— Begin Source data —
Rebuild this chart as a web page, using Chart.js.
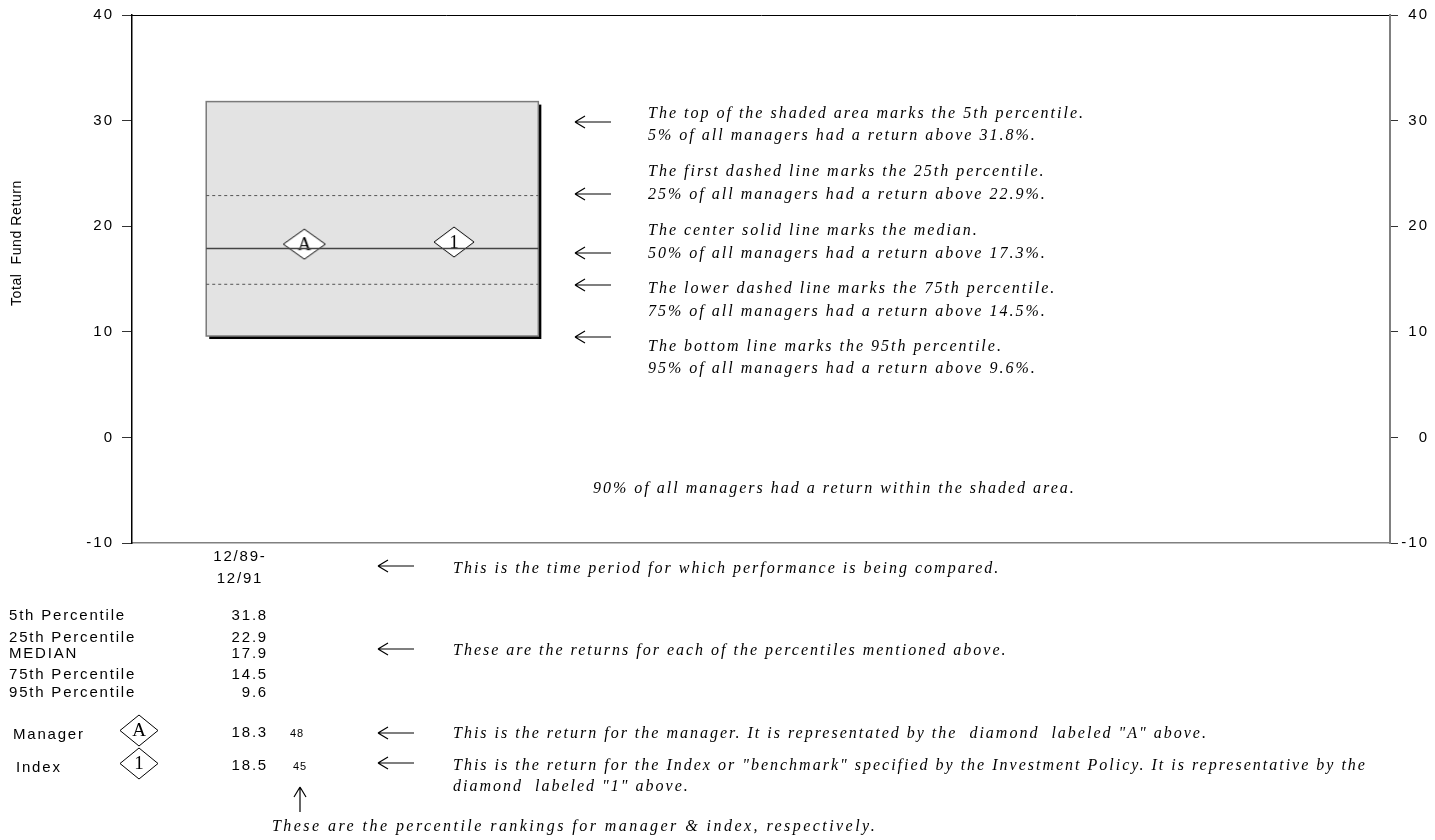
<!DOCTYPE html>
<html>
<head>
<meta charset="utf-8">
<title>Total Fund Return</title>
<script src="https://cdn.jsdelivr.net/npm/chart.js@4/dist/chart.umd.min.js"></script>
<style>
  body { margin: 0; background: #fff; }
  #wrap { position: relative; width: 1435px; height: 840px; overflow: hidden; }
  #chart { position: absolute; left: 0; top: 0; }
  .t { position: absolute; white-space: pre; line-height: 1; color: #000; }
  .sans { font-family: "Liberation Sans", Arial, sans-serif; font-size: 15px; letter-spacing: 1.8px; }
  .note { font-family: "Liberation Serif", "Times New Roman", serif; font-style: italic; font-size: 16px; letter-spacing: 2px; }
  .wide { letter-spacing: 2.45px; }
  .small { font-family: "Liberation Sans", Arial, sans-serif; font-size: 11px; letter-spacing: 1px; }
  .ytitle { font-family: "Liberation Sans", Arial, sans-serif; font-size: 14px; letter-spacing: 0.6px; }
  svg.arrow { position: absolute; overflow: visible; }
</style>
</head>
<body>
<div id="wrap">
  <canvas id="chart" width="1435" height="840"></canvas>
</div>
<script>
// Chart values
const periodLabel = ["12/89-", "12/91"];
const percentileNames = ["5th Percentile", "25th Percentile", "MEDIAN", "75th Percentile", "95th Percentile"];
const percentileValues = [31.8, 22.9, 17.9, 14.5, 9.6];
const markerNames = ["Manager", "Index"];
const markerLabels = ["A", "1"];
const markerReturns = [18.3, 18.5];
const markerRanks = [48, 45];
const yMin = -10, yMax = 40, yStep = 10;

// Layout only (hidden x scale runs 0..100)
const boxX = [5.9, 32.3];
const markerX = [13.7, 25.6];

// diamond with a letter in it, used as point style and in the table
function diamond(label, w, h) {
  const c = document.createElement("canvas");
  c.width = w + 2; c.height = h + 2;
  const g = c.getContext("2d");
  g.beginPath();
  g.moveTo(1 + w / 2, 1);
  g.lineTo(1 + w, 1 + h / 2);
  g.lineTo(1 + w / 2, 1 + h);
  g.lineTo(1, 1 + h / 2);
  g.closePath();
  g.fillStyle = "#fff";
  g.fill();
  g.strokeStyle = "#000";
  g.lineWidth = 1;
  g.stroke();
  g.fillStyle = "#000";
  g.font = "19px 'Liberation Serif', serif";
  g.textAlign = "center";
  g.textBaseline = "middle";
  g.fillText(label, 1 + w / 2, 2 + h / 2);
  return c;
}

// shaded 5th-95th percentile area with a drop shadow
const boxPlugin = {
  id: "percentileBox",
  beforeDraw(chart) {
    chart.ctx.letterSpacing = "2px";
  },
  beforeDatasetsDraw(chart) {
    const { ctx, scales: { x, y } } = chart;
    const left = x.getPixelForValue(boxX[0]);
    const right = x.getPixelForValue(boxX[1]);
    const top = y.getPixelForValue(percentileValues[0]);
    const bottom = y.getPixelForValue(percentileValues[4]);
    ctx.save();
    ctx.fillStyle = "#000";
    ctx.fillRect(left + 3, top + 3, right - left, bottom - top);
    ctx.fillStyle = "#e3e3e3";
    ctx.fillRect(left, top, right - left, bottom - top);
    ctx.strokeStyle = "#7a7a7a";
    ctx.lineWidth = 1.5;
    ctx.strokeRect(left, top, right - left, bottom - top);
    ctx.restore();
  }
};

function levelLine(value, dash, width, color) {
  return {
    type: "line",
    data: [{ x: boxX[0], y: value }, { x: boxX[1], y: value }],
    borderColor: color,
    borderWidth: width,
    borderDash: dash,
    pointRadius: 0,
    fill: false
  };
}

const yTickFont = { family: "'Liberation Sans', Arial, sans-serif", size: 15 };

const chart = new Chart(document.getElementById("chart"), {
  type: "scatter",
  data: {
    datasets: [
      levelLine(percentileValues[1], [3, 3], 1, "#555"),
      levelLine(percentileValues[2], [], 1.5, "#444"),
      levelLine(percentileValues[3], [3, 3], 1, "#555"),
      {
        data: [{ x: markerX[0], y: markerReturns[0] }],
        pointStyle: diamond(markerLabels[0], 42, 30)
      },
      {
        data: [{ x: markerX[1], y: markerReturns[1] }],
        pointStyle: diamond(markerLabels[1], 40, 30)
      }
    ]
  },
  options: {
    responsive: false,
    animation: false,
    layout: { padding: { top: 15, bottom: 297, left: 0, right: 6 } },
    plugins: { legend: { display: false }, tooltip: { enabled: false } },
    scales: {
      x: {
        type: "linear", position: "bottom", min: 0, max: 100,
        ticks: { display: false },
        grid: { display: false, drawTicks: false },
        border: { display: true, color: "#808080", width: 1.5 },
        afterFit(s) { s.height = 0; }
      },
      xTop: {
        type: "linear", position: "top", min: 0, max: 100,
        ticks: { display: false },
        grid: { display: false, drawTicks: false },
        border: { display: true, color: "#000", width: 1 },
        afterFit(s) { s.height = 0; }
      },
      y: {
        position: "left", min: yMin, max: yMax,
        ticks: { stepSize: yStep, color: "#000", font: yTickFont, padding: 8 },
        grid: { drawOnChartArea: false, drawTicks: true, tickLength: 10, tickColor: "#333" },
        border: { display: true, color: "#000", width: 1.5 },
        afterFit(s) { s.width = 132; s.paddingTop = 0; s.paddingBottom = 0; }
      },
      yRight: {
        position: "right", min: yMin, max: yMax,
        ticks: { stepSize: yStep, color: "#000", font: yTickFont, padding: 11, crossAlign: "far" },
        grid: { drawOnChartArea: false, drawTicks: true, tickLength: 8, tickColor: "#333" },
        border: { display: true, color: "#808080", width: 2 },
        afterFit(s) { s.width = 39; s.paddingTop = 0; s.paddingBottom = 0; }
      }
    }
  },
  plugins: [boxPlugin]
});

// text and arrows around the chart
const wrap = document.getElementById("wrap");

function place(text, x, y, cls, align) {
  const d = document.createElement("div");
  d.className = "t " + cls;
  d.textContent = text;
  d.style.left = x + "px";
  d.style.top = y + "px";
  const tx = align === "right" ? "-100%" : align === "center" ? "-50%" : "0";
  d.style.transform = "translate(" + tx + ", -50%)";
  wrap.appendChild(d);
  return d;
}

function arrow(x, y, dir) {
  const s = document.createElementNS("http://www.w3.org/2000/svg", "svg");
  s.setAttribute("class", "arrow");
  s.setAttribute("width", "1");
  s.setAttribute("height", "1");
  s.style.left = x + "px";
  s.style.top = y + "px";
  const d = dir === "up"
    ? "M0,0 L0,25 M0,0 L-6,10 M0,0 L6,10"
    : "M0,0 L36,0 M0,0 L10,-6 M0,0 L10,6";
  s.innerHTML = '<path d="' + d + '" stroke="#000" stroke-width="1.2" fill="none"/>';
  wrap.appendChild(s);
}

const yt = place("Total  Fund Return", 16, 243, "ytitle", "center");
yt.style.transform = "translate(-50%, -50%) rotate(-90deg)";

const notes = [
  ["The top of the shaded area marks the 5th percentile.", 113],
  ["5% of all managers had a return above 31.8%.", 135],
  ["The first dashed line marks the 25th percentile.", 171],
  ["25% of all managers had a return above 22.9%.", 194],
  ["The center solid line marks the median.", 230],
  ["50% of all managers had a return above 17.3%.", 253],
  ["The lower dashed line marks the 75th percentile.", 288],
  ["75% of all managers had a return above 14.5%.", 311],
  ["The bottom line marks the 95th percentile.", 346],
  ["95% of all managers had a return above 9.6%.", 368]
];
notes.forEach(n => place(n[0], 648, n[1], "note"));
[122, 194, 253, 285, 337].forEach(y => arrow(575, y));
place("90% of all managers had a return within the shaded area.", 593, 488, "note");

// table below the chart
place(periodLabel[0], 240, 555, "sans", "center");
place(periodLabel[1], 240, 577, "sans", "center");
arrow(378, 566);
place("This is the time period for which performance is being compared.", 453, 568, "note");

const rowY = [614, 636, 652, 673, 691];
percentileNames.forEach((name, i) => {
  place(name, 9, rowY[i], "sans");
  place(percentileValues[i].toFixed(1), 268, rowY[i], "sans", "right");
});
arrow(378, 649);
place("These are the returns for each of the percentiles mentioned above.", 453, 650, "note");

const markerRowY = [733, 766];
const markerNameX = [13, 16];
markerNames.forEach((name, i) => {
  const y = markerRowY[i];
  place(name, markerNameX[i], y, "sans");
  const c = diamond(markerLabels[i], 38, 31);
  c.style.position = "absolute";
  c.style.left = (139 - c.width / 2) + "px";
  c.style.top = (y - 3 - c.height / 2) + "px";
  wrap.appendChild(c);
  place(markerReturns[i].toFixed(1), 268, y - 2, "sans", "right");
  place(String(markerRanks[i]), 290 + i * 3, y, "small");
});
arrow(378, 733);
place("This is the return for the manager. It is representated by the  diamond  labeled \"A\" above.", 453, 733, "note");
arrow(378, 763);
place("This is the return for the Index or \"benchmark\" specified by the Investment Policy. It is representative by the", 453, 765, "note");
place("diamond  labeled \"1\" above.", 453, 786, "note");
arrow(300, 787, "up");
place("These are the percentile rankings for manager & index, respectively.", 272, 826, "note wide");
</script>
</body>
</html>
— End Source data —
The lines from the start of the data through the line that contains "const markerX = [13.7, 25.6];" are to be returned exactly, please, with both ends included and every picture left out.

Rebuild this chart as a web page, using Chart.js.
<!DOCTYPE html>
<html>
<head>
<meta charset="utf-8">
<title>Total Fund Return</title>
<script src="https://cdn.jsdelivr.net/npm/chart.js@4/dist/chart.umd.min.js"></script>
<style>
  body { margin: 0; background: #fff; }
  #wrap { position: relative; width: 1435px; height: 840px; overflow: hidden; }
  #chart { position: absolute; left: 0; top: 0; }
  .t { position: absolute; white-space: pre; line-height: 1; color: #000; }
  .sans { font-family: "Liberation Sans", Arial, sans-serif; font-size: 15px; letter-spacing: 1.8px; }
  .note { font-family: "Liberation Serif", "Times New Roman", serif; font-style: italic; font-size: 16px; letter-spacing: 2px; }
  .wide { letter-spacing: 2.45px; }
  .small { font-family: "Liberation Sans", Arial, sans-serif; font-size: 11px; letter-spacing: 1px; }
  .ytitle { font-family: "Liberation Sans", Arial, sans-serif; font-size: 14px; letter-spacing: 0.6px; }
  svg.arrow { position: absolute; overflow: visible; }
</style>
</head>
<body>
<div id="wrap">
  <canvas id="chart" width="1435" height="840"></canvas>
</div>
<script>
// Chart values
const periodLabel = ["12/89-", "12/91"];
const percentileNames = ["5th Percentile", "25th Percentile", "MEDIAN", "75th Percentile", "95th Percentile"];
const percentileValues = [31.8, 22.9, 17.9, 14.5, 9.6];
const markerNames = ["Manager", "Index"];
const markerLabels = ["A", "1"];
const markerReturns = [18.3, 18.5];
const markerRanks = [48, 45];
const yMin = -10, yMax = 40, yStep = 10;

// Layout only (hidden x scale runs 0..100)
const boxX = [5.9, 32.3];
const markerX = [13.7, 25.6];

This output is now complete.